= Available data =
···

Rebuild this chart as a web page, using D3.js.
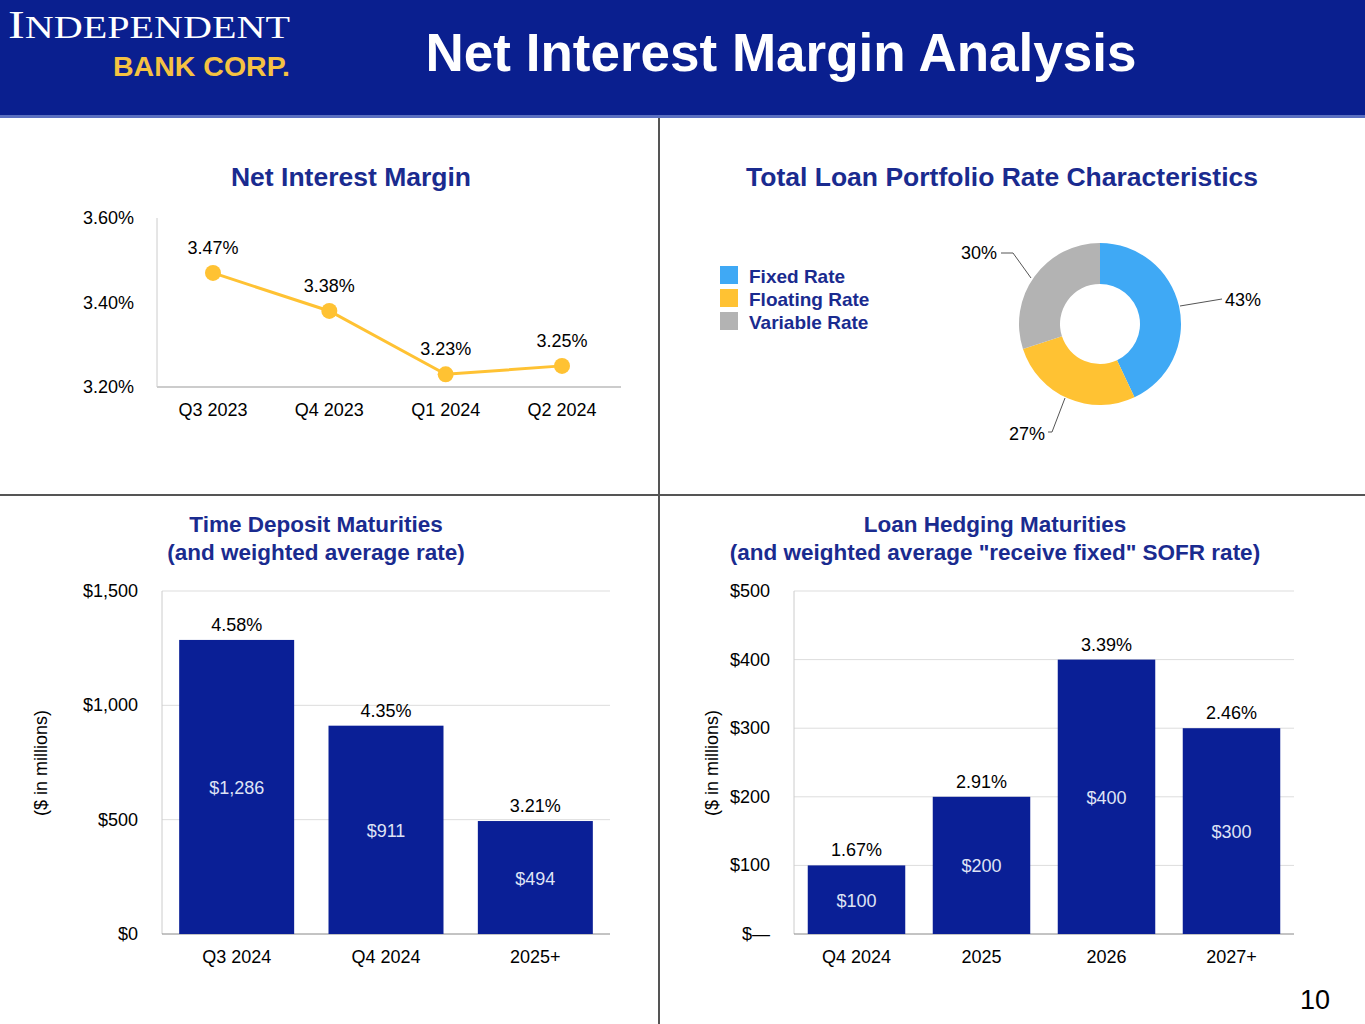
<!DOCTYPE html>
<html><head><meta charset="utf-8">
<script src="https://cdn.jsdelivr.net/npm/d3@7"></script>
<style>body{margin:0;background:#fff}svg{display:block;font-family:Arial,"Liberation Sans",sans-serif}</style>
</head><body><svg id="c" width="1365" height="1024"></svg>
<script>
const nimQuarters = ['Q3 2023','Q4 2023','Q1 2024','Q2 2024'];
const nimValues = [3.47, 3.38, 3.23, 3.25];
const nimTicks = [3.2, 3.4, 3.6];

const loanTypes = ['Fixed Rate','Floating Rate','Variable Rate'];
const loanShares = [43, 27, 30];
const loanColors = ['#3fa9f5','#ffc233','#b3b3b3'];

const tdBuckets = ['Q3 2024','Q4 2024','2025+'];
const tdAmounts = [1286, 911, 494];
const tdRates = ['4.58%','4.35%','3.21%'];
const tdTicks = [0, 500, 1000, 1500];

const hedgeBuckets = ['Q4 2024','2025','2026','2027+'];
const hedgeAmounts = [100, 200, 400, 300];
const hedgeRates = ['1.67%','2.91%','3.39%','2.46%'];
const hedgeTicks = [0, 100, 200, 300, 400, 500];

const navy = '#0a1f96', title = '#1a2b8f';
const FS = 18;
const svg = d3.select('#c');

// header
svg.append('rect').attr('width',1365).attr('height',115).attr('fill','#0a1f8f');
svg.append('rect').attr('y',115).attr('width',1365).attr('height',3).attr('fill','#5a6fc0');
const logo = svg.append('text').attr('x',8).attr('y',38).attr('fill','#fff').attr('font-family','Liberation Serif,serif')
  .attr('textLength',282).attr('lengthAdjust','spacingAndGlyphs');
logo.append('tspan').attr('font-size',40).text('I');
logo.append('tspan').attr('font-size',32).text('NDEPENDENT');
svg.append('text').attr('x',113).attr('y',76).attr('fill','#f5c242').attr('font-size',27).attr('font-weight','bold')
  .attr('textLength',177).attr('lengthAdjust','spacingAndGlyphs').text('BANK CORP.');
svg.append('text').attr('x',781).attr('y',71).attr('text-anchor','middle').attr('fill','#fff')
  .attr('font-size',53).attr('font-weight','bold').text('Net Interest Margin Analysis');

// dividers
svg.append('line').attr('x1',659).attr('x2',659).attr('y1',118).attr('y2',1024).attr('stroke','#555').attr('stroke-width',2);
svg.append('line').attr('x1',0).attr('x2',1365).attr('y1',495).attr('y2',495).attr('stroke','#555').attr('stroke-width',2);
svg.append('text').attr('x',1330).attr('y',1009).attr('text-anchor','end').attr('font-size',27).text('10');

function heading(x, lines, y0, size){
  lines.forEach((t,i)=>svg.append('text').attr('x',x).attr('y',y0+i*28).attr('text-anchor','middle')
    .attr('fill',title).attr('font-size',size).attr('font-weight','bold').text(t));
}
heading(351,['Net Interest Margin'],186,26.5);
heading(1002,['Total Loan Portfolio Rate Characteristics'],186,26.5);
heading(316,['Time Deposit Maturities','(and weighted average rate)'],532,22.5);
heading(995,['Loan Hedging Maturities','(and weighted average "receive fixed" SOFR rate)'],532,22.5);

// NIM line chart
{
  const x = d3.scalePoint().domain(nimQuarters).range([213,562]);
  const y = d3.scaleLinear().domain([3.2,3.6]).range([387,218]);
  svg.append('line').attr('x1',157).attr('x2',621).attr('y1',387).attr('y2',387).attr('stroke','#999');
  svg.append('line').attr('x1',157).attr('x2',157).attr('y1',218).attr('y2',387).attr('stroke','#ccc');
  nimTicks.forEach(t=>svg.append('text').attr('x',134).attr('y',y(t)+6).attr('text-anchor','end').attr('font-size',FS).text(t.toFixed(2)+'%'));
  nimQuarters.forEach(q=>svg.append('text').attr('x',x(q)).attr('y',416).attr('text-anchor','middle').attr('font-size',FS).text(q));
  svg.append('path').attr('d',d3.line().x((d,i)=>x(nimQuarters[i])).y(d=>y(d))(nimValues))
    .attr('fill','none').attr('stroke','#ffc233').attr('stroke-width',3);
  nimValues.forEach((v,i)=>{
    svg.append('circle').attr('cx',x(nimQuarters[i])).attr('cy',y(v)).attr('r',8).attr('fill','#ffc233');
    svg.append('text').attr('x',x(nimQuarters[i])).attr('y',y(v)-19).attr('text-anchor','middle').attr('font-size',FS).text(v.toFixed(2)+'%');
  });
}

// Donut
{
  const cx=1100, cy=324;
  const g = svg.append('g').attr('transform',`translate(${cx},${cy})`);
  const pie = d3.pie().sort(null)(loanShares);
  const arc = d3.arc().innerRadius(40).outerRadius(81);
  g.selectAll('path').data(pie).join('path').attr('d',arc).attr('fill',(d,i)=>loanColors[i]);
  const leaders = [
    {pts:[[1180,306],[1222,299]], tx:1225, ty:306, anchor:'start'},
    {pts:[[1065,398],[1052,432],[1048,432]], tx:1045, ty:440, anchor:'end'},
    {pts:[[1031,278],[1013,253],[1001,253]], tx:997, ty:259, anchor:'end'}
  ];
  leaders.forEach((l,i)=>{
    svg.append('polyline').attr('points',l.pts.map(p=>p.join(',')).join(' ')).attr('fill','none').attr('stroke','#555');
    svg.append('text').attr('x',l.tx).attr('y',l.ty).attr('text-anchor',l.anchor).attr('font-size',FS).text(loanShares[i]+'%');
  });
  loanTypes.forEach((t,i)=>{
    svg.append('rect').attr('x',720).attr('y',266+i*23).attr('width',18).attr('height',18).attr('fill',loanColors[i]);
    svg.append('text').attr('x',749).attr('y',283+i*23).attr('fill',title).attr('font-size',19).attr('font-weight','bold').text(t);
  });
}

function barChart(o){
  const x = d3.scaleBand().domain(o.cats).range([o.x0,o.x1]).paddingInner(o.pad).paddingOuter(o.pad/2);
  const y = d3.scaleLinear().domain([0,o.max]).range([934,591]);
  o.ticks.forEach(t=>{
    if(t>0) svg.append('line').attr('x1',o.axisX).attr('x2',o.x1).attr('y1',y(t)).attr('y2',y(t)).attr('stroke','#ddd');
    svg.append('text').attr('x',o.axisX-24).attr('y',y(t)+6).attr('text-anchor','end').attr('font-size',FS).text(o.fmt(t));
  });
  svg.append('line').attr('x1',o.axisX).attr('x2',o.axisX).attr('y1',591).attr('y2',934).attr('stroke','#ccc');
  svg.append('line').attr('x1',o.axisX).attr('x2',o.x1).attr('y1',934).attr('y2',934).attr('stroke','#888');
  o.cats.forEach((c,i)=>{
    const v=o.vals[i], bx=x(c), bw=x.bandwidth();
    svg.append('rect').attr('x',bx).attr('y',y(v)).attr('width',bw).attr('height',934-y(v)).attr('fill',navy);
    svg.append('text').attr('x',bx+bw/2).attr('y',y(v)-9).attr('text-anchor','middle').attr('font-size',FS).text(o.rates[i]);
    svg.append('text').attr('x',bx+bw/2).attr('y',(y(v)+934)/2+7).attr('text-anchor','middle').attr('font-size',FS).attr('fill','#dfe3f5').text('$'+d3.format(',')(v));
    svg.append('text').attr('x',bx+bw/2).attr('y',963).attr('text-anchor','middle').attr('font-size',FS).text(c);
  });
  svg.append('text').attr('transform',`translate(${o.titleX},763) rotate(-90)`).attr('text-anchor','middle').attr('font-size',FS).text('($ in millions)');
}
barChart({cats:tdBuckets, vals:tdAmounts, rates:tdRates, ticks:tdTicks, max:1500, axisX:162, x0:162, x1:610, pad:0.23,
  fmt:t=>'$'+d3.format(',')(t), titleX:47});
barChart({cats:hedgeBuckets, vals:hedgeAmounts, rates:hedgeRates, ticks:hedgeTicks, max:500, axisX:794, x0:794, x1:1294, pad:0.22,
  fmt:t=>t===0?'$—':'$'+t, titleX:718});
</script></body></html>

···

= Description of the task =
Only lines belong in the copy: transcribe those from the start of the data through the line that contains "const tdTicks = [0, 500, 1000, 1500];", and skip the pictures.

= Response =
Rebuild this chart as a web page, using D3.js.
<!DOCTYPE html>
<html><head><meta charset="utf-8">
<script src="https://cdn.jsdelivr.net/npm/d3@7"></script>
<style>body{margin:0;background:#fff}svg{display:block;font-family:Arial,"Liberation Sans",sans-serif}</style>
</head><body><svg id="c" width="1365" height="1024"></svg>
<script>
const nimQuarters = ['Q3 2023','Q4 2023','Q1 2024','Q2 2024'];
const nimValues = [3.47, 3.38, 3.23, 3.25];
const nimTicks = [3.2, 3.4, 3.6];

const loanTypes = ['Fixed Rate','Floating Rate','Variable Rate'];
const loanShares = [43, 27, 30];
const loanColors = ['#3fa9f5','#ffc233','#b3b3b3'];

const tdBuckets = ['Q3 2024','Q4 2024','2025+'];
const tdAmounts = [1286, 911, 494];
const tdRates = ['4.58%','4.35%','3.21%'];
const tdTicks = [0, 500, 1000, 1500];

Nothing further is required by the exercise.